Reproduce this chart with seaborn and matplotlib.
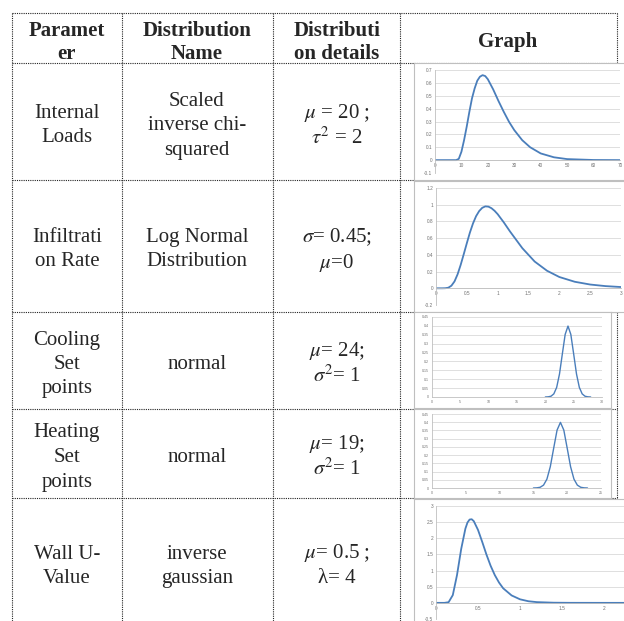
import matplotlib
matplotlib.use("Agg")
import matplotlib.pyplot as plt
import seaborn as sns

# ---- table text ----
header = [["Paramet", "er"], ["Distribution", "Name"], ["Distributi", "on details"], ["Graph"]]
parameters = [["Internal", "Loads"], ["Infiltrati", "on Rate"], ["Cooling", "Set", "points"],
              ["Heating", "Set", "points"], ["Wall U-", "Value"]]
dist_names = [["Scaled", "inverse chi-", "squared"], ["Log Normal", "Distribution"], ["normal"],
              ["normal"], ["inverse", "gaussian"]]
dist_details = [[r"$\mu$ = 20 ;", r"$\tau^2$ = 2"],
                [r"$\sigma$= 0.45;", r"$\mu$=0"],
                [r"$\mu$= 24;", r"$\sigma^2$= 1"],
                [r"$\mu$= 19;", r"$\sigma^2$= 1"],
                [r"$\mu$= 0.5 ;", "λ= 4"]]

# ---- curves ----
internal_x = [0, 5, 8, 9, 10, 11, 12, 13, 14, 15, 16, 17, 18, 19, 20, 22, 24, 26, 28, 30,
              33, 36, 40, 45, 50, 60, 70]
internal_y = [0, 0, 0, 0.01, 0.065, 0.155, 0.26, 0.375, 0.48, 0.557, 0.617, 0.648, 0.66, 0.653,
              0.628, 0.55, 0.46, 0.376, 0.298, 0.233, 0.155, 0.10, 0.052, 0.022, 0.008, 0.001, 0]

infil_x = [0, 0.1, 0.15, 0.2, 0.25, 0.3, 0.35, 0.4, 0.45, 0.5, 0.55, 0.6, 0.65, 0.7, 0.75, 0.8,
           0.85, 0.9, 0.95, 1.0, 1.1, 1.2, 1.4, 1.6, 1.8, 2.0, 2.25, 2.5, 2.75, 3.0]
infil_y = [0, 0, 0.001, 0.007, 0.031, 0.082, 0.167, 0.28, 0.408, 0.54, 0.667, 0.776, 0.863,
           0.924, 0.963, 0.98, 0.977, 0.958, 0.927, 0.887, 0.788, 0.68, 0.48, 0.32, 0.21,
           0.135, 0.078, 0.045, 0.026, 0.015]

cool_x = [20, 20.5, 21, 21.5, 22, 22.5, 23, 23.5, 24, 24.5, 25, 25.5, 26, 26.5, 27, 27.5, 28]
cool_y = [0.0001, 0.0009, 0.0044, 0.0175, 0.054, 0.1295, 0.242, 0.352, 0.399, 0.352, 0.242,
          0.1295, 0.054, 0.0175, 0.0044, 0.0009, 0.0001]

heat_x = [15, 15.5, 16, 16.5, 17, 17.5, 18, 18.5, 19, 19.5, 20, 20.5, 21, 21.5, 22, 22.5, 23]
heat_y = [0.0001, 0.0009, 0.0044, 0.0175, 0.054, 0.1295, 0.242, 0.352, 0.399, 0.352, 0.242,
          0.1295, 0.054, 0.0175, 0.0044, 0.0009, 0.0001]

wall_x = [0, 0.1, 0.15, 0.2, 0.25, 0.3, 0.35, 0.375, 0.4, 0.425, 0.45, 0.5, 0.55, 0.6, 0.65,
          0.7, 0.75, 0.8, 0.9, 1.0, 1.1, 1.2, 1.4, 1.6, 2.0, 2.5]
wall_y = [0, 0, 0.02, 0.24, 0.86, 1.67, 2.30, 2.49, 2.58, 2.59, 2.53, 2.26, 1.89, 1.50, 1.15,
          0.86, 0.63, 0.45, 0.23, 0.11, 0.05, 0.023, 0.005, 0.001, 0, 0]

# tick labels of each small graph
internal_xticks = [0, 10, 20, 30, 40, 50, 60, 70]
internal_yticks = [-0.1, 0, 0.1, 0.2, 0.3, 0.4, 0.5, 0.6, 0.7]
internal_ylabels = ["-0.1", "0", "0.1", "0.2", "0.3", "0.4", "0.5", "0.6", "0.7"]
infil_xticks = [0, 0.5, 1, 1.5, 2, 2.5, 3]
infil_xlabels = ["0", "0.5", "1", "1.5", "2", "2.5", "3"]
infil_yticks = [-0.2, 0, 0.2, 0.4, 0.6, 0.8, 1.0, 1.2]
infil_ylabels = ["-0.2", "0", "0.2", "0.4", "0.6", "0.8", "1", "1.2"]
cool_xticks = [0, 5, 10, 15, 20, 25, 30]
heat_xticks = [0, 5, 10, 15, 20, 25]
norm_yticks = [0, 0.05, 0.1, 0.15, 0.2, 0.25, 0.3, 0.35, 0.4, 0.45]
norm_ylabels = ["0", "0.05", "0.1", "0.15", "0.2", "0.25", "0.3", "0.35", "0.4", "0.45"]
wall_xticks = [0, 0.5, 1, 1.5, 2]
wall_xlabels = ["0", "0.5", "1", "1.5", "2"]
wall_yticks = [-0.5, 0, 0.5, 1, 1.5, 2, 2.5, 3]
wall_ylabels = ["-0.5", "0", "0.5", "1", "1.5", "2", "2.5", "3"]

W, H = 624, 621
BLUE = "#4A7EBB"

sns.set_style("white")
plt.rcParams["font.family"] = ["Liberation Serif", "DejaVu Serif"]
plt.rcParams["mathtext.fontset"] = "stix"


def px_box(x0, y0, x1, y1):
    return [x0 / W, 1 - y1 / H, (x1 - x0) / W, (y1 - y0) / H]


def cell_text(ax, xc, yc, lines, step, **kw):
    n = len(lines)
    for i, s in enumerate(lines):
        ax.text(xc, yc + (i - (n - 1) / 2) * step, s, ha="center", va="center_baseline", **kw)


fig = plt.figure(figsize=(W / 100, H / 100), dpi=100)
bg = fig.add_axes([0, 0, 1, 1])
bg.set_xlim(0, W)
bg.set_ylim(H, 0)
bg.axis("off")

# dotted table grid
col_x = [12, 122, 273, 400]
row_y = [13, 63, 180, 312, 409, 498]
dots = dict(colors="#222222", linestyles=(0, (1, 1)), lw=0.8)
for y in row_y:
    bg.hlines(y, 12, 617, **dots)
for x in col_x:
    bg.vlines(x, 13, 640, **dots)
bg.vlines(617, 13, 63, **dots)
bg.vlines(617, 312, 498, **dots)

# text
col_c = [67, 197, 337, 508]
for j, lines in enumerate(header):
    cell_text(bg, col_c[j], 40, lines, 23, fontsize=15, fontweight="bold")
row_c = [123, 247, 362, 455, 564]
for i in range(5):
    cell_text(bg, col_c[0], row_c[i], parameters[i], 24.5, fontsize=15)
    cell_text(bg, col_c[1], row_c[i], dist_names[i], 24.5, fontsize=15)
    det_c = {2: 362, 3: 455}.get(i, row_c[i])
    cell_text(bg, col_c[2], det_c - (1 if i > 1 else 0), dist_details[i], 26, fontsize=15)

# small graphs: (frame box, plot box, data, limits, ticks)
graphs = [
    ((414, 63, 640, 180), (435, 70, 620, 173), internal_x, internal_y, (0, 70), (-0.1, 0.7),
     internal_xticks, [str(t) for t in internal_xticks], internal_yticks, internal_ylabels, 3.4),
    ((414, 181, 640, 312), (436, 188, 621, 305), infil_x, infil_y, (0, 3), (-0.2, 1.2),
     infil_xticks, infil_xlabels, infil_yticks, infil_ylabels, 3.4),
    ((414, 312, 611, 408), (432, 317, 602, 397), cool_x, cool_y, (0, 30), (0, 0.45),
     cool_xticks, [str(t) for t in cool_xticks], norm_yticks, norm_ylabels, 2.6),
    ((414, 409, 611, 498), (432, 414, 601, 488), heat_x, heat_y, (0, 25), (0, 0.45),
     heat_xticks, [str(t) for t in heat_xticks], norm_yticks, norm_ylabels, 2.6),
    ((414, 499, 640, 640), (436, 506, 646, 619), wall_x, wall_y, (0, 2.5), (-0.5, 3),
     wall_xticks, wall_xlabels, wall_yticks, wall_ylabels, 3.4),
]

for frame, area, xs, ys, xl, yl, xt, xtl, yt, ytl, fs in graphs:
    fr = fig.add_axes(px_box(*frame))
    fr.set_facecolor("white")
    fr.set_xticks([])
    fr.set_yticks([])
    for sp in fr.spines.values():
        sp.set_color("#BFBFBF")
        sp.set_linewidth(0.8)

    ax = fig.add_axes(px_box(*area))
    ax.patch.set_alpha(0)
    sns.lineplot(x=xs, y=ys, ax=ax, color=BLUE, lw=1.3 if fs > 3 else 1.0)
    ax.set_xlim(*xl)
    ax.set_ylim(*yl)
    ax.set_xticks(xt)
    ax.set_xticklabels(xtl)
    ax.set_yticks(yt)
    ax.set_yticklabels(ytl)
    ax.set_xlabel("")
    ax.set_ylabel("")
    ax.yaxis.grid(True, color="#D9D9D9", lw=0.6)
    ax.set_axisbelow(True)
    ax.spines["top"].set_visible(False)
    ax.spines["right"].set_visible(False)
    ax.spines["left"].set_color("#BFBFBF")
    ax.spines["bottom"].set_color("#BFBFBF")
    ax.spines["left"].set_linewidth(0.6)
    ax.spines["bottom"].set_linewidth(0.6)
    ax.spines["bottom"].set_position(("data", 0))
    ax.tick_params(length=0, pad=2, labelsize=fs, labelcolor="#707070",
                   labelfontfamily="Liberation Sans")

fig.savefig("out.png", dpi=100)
=======
§ Instructions for the task:
Your task is to return the lines above, from the first one up to and including the line containing "import seaborn as sns", minus any pictures.

§ Task output:
Reproduce this chart with seaborn and matplotlib.
import matplotlib
matplotlib.use("Agg")
import matplotlib.pyplot as plt
import seaborn as sns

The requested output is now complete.